I'll get to the St. Paddy's stuff before the day ends, I hope. I wanted to toss out the Discovery stuff before I got there tomorrow. I tend to sound like a babbling idiot when ideas excite me, so I'm hoping that a day or two of percolating will make me coherent.
Dear Sue,
I love the idea that "we don't need to come up with a whole lot instead."
It may be enough to toss the textbooks and see what develops. I will confess, though, that I leaned on the textbook heavily my first year teaching.
Thanks for stopping by! I've missed your words.
Very intriguing. I like the hyperlocal ideas very much, though with one concern. I began in a JrHS in which kids wrote their addresses using the name of the village in place of the city we were in. When I sat in a colleague's social studies class, he brought WWII home to kids by naming familiar names and specific streets the kids knew. I could see the engagement, but I also wondered whether these kids' lives were just TOO small.
The everything probe sounds like devices that already exist. I dislike them at a visceral level: sticking a probe into lemon juice and having the pH pop up by magic on a graph pales beside tasting the sourness of the lemon juice and setting up your own axes on graph paper.

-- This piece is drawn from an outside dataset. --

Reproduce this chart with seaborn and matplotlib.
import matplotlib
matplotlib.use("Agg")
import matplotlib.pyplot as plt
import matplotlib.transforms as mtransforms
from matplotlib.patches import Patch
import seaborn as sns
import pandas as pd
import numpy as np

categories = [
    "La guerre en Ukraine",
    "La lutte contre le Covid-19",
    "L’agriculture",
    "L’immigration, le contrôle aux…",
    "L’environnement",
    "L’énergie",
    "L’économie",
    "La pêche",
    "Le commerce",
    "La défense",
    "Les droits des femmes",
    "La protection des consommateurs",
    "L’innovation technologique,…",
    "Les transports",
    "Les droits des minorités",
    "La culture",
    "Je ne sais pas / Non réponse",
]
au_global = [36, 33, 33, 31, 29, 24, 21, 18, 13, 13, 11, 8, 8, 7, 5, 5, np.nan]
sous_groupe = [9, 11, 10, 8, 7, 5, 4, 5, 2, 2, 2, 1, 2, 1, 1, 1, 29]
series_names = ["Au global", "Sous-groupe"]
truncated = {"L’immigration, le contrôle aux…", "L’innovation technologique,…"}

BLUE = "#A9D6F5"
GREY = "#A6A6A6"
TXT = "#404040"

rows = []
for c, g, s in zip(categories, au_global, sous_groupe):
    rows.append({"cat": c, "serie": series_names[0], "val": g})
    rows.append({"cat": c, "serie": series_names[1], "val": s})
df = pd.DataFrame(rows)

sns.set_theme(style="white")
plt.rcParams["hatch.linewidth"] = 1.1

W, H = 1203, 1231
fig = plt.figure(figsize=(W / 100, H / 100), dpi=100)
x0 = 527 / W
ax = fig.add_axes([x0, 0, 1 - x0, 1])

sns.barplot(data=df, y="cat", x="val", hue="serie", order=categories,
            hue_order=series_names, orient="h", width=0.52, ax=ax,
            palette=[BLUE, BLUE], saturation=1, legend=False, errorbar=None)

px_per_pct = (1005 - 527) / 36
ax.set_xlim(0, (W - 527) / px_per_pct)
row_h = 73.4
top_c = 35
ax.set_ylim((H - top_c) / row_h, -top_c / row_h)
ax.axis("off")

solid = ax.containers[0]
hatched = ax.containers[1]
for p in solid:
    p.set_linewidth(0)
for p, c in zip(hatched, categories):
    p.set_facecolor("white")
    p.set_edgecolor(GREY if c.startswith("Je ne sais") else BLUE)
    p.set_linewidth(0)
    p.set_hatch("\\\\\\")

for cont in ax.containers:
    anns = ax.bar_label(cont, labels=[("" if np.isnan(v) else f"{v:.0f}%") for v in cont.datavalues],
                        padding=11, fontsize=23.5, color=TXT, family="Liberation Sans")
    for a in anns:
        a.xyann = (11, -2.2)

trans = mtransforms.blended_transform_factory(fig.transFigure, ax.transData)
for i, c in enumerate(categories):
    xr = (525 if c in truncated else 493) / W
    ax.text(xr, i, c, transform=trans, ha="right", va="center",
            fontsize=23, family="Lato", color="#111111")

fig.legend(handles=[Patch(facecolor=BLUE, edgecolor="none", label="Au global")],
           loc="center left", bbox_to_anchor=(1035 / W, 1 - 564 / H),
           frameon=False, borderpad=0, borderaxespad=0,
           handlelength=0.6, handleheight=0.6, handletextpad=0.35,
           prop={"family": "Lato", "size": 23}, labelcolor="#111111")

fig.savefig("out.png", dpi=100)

By the way, have you ever heard of a picture post? It's a simple, standardized way of taking photos of an environment to see change over time.
I like textbooks a whole lot. (Does that make me an uncool science teacher?) I don't like all textbooks, though, but some of my undergraduates textbooks have the most beautiful pictures and diagrams. Some authors string together words so perfectly and it makes me see things in a different way. Angels sing! But the HS textbooks are rather flat, I have to admit. I don't think that they quickly are out of date re: anything that really matters, though, so that argument about why we need to urgently move beyond them doesn't hold much water for me.
I do think it's a good idea to offer students a rich and more varied body of literature in the science classroom. As adults, if they ever read about science, it will be on the Internet and that's where all the juicy, controversial stuff is found. I did something with a SciAm article last year and it went okay, I think. If anything, it probably bolstered their non-science vocab and it was also probably above some students' reading levels.
There is nothing really wrong with book knowledge, but this topic seems to focus more on "real knowledge", the knowledge of doing, which is often absent in the science classroom. I think that's a bad, bad thing. The book knowledge and process knowledge can work in concert, though.
I do love many of your ideas. I'm especially taken with number two. Citizen science projects are perfect for classrooms from K-12 and in addition to contributing to a national dataset that REAL scientists use, you could develop longitudinal data for your school. Oh the graphs students could make! There are tons of citizen science projects for birds (Cornell has some good resources), the Bronx Botanical Garden carries out a forest phenology program that I think could easily be adapted for even urban areas. There are bees to count, invasive species to survey. The list goes on and on.
Isn't it all about just giving meaning to something? Isn't that how we learn, what we remember--the things that have meaning? So going outside and observing and collecting data of the natural world seems like a wonderful idea.
One more thing! (This glorious weather is doing something to my synaptic landscape.)
Photography is key in going beyond the staid textbook. Some wise teacher once told me to snap pictures of the students while they're "doing science" and it makes them giddy and excited like, uh, little school girls. There is so much you can do with photography in the classroom since many have decent cameras on their phones. You can do some macro, capture the symmetry in nature (Fibonacci sequence) do time-lapse of their plants growing, students could put together amazing multi-media presentations, integrate curriculum with the art dept and on and on.